The Recycling System
Japan's municipal waste system requires sorting, and Chiba municipalities each have their own rules and calendars — there is no single Chiba-wide standard. The basic categories you will encounter everywhere are: burnable (可燃ごみ), non-burnable (不燃ごみ), plastic packaging (プラスチック), glass, cans, PET bottles, and cardboard. Each category has a designated collection day each week, and the calendars are distributed by your local ward office when you register your address. Waste must be sorted correctly and put out only on the designated morning — not the night before in most areas.
The practical starting point for foreign residents: ask your landlord or building manager which collection point serves your building and which days apply. Many apartment buildings have a waste area with the collection calendar posted. The Chiba City ward office provides multilingual sorting guides on request.

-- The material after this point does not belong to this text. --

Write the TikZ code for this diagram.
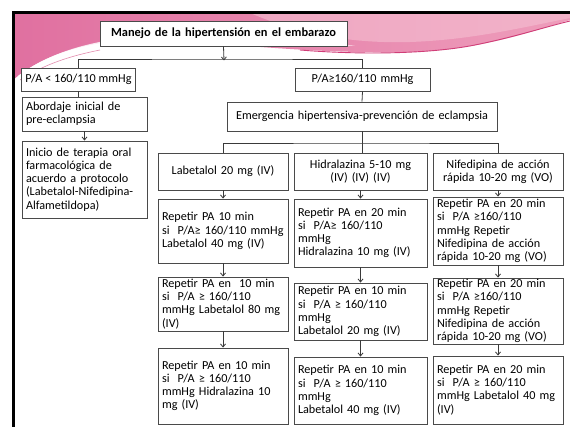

For how shopping costs fit into your overall Chiba budget, see the complete cost of living guide for Japan in 2026. The expat relocation guide for Chiba covers which neighborhoods have the most convenient access to the main commercial areas. Families considering where to settle in Chiba can combine this shopping landscape with the neighborhood analysis in best neighborhoods in Chiba for families.
Bottom Line
Chiba's supermarket landscape is competitive enough that everyday Japanese grocery shopping is genuinely affordable. The challenge for foreign residents is supplementing that with imported food — and the combination of KALDI, AEON's international sections, and a monthly Costco run covers most situations. Convenience stores are not a backup option; they are a genuine daily resource for banking, parcels, and bill payments. Learn the recycling calendar for your specific address in the first week and follow it consistently — waste collection compliance in Japan is not optional, and neighbors will notice.